**The task**
Produce an exact copy of all the data below, dropping every image.
=======
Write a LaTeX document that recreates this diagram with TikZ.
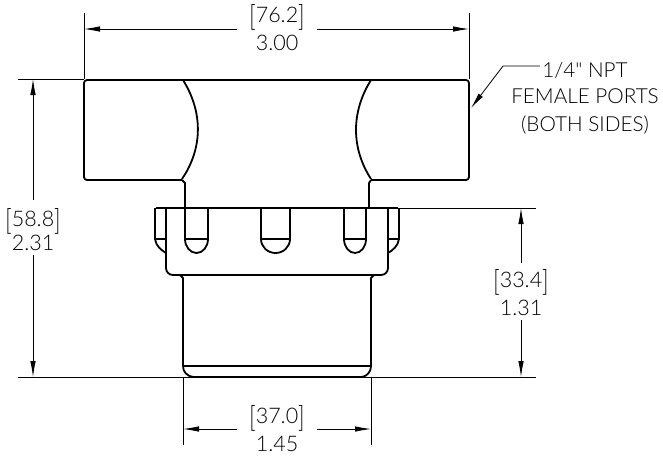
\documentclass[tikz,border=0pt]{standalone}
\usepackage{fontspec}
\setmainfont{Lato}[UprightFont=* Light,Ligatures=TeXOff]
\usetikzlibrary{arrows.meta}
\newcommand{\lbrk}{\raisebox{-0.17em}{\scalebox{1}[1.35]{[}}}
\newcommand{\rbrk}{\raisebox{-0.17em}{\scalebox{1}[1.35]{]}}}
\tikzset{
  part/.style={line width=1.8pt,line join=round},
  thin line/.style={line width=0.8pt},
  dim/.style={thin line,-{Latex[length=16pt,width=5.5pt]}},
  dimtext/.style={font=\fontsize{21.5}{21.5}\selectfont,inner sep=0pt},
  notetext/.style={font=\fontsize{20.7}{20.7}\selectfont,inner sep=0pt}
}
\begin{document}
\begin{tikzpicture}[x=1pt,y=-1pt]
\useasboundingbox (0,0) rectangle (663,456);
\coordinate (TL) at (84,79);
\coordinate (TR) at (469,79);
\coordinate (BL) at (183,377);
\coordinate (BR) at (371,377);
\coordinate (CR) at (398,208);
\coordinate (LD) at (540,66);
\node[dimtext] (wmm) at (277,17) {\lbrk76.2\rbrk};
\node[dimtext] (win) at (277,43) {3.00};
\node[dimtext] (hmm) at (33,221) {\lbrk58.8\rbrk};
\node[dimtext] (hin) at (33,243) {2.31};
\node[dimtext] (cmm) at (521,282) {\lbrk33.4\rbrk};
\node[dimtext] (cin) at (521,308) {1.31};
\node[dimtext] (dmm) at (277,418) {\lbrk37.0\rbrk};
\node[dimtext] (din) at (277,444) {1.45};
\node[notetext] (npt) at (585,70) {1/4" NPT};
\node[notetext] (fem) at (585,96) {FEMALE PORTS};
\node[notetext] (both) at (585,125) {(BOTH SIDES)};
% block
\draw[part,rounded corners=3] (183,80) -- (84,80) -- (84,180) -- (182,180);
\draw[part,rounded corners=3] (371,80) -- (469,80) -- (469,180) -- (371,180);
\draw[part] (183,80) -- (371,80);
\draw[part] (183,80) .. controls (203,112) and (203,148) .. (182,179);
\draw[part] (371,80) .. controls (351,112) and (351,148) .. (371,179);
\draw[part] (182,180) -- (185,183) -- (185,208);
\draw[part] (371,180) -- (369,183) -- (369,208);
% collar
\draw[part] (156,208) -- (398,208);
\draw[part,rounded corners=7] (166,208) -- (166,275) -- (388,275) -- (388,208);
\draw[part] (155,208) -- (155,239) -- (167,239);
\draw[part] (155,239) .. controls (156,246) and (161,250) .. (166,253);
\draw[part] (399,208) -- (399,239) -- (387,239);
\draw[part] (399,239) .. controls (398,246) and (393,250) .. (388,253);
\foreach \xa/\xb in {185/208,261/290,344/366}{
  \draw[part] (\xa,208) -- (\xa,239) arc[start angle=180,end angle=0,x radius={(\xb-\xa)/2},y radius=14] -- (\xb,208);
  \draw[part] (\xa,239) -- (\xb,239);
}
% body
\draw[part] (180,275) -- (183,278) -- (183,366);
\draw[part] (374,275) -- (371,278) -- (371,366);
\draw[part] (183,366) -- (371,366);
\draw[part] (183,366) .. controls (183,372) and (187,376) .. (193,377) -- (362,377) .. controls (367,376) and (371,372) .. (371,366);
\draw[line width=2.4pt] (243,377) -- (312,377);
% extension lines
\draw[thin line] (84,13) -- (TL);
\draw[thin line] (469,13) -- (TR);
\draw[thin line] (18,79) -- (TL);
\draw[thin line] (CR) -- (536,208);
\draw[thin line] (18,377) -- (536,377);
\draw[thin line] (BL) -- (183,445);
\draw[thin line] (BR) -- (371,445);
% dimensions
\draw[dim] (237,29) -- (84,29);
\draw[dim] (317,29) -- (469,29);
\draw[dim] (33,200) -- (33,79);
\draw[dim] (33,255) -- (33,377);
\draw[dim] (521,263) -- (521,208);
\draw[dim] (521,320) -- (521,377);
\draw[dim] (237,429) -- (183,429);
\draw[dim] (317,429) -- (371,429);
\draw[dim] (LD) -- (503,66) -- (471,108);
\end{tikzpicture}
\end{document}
=======
**Answer to the exercise**
Write a LaTeX document that recreates this diagram with TikZ.
\documentclass[tikz,border=0pt]{standalone}
\usepackage{fontspec}
\setmainfont{Lato}[UprightFont=* Light,Ligatures=TeXOff]
\usetikzlibrary{arrows.meta}
\newcommand{\lbrk}{\raisebox{-0.17em}{\scalebox{1}[1.35]{[}}}
\newcommand{\rbrk}{\raisebox{-0.17em}{\scalebox{1}[1.35]{]}}}
\tikzset{
  part/.style={line width=1.8pt,line join=round},
  thin line/.style={line width=0.8pt},
  dim/.style={thin line,-{Latex[length=16pt,width=5.5pt]}},
  dimtext/.style={font=\fontsize{21.5}{21.5}\selectfont,inner sep=0pt},
  notetext/.style={font=\fontsize{20.7}{20.7}\selectfont,inner sep=0pt}
}
\begin{document}
\begin{tikzpicture}[x=1pt,y=-1pt]
\useasboundingbox (0,0) rectangle (663,456);
\coordinate (TL) at (84,79);
\coordinate (TR) at (469,79);
\coordinate (BL) at (183,377);
\coordinate (BR) at (371,377);
\coordinate (CR) at (398,208);
\coordinate (LD) at (540,66);
\node[dimtext] (wmm) at (277,17) {\lbrk76.2\rbrk};
\node[dimtext] (win) at (277,43) {3.00};
\node[dimtext] (hmm) at (33,221) {\lbrk58.8\rbrk};
\node[dimtext] (hin) at (33,243) {2.31};
\node[dimtext] (cmm) at (521,282) {\lbrk33.4\rbrk};
\node[dimtext] (cin) at (521,308) {1.31};
\node[dimtext] (dmm) at (277,418) {\lbrk37.0\rbrk};
\node[dimtext] (din) at (277,444) {1.45};
\node[notetext] (npt) at (585,70) {1/4" NPT};
\node[notetext] (fem) at (585,96) {FEMALE PORTS};
\node[notetext] (both) at (585,125) {(BOTH SIDES)};
% block
\draw[part,rounded corners=3] (183,80) -- (84,80) -- (84,180) -- (182,180);
\draw[part,rounded corners=3] (371,80) -- (469,80) -- (469,180) -- (371,180);
\draw[part] (183,80) -- (371,80);
\draw[part] (183,80) .. controls (203,112) and (203,148) .. (182,179);
\draw[part] (371,80) .. controls (351,112) and (351,148) .. (371,179);
\draw[part] (182,180) -- (185,183) -- (185,208);
\draw[part] (371,180) -- (369,183) -- (369,208);
% collar
\draw[part] (156,208) -- (398,208);
\draw[part,rounded corners=7] (166,208) -- (166,275) -- (388,275) -- (388,208);
\draw[part] (155,208) -- (155,239) -- (167,239);
\draw[part] (155,239) .. controls (156,246) and (161,250) .. (166,253);
\draw[part] (399,208) -- (399,239) -- (387,239);
\draw[part] (399,239) .. controls (398,246) and (393,250) .. (388,253);
\foreach \xa/\xb in {185/208,261/290,344/366}{
  \draw[part] (\xa,208) -- (\xa,239) arc[start angle=180,end angle=0,x radius={(\xb-\xa)/2},y radius=14] -- (\xb,208);
  \draw[part] (\xa,239) -- (\xb,239);
}
% body
\draw[part] (180,275) -- (183,278) -- (183,366);
\draw[part] (374,275) -- (371,278) -- (371,366);
\draw[part] (183,366) -- (371,366);
\draw[part] (183,366) .. controls (183,372) and (187,376) .. (193,377) -- (362,377) .. controls (367,376) and (371,372) .. (371,366);
\draw[line width=2.4pt] (243,377) -- (312,377);
% extension lines
\draw[thin line] (84,13) -- (TL);
\draw[thin line] (469,13) -- (TR);
\draw[thin line] (18,79) -- (TL);
\draw[thin line] (CR) -- (536,208);
\draw[thin line] (18,377) -- (536,377);
\draw[thin line] (BL) -- (183,445);
\draw[thin line] (BR) -- (371,445);
% dimensions
\draw[dim] (237,29) -- (84,29);
\draw[dim] (317,29) -- (469,29);
\draw[dim] (33,200) -- (33,79);
\draw[dim] (33,255) -- (33,377);
\draw[dim] (521,263) -- (521,208);
\draw[dim] (521,320) -- (521,377);
\draw[dim] (237,429) -- (183,429);
\draw[dim] (317,429) -- (371,429);
\draw[dim] (LD) -- (503,66) -- (471,108);
\end{tikzpicture}
\end{document}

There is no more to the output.